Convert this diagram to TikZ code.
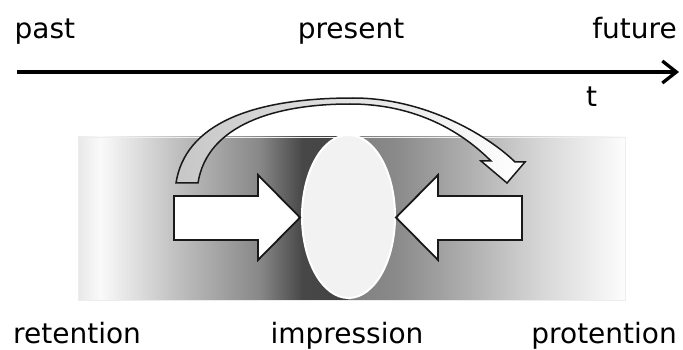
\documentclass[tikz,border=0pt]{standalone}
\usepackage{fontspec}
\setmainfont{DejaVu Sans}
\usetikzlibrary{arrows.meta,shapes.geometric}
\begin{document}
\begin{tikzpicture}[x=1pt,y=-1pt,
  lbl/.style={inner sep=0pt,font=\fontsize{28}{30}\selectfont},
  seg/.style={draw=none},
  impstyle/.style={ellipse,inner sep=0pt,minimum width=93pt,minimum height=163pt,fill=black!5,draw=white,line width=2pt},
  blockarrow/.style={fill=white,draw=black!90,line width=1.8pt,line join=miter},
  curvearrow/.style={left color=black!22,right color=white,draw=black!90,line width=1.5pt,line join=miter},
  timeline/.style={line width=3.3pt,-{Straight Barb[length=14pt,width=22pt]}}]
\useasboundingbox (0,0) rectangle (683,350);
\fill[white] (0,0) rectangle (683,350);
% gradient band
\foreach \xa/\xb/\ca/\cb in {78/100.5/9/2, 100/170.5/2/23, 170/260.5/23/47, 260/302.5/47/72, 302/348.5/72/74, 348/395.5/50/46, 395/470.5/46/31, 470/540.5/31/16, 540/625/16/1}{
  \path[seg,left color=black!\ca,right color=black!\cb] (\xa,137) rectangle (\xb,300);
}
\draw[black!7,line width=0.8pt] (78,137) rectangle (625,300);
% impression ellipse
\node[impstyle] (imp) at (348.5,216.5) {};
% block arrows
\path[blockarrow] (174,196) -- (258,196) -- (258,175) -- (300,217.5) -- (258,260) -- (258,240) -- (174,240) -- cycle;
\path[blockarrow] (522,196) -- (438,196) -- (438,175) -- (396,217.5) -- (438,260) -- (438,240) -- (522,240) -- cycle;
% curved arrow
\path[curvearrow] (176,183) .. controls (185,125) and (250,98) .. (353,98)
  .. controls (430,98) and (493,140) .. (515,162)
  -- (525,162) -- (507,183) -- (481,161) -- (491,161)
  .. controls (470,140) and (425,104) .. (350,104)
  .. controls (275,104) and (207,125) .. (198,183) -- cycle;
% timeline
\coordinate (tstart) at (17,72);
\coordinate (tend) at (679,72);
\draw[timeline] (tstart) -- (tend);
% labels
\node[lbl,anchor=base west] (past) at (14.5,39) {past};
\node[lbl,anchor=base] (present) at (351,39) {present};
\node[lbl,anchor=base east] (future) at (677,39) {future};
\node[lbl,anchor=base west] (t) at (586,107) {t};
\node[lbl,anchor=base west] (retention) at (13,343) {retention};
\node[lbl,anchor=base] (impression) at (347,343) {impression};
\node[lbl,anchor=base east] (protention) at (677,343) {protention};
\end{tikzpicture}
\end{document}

----

» **PROBLEM TO SOLVE**
Reproduce all of the material exactly, apart from the pictures.

» **THE SOLUTION**
Convert this diagram to TikZ code.
\documentclass[tikz,border=0pt]{standalone}
\usepackage{fontspec}
\setmainfont{DejaVu Sans}
\usetikzlibrary{arrows.meta,shapes.geometric}
\begin{document}
\begin{tikzpicture}[x=1pt,y=-1pt,
  lbl/.style={inner sep=0pt,font=\fontsize{28}{30}\selectfont},
  seg/.style={draw=none},
  impstyle/.style={ellipse,inner sep=0pt,minimum width=93pt,minimum height=163pt,fill=black!5,draw=white,line width=2pt},
  blockarrow/.style={fill=white,draw=black!90,line width=1.8pt,line join=miter},
  curvearrow/.style={left color=black!22,right color=white,draw=black!90,line width=1.5pt,line join=miter},
  timeline/.style={line width=3.3pt,-{Straight Barb[length=14pt,width=22pt]}}]
\useasboundingbox (0,0) rectangle (683,350);
\fill[white] (0,0) rectangle (683,350);
% gradient band
\foreach \xa/\xb/\ca/\cb in {78/100.5/9/2, 100/170.5/2/23, 170/260.5/23/47, 260/302.5/47/72, 302/348.5/72/74, 348/395.5/50/46, 395/470.5/46/31, 470/540.5/31/16, 540/625/16/1}{
  \path[seg,left color=black!\ca,right color=black!\cb] (\xa,137) rectangle (\xb,300);
}
\draw[black!7,line width=0.8pt] (78,137) rectangle (625,300);
% impression ellipse
\node[impstyle] (imp) at (348.5,216.5) {};
% block arrows
\path[blockarrow] (174,196) -- (258,196) -- (258,175) -- (300,217.5) -- (258,260) -- (258,240) -- (174,240) -- cycle;
\path[blockarrow] (522,196) -- (438,196) -- (438,175) -- (396,217.5) -- (438,260) -- (438,240) -- (522,240) -- cycle;
% curved arrow
\path[curvearrow] (176,183) .. controls (185,125) and (250,98) .. (353,98)
  .. controls (430,98) and (493,140) .. (515,162)
  -- (525,162) -- (507,183) -- (481,161) -- (491,161)
  .. controls (470,140) and (425,104) .. (350,104)
  .. controls (275,104) and (207,125) .. (198,183) -- cycle;
% timeline
\coordinate (tstart) at (17,72);
\coordinate (tend) at (679,72);
\draw[timeline] (tstart) -- (tend);
% labels
\node[lbl,anchor=base west] (past) at (14.5,39) {past};
\node[lbl,anchor=base] (present) at (351,39) {present};
\node[lbl,anchor=base east] (future) at (677,39) {future};
\node[lbl,anchor=base west] (t) at (586,107) {t};
\node[lbl,anchor=base west] (retention) at (13,343) {retention};
\node[lbl,anchor=base] (impression) at (347,343) {impression};
\node[lbl,anchor=base east] (protention) at (677,343) {protention};
\end{tikzpicture}
\end{document}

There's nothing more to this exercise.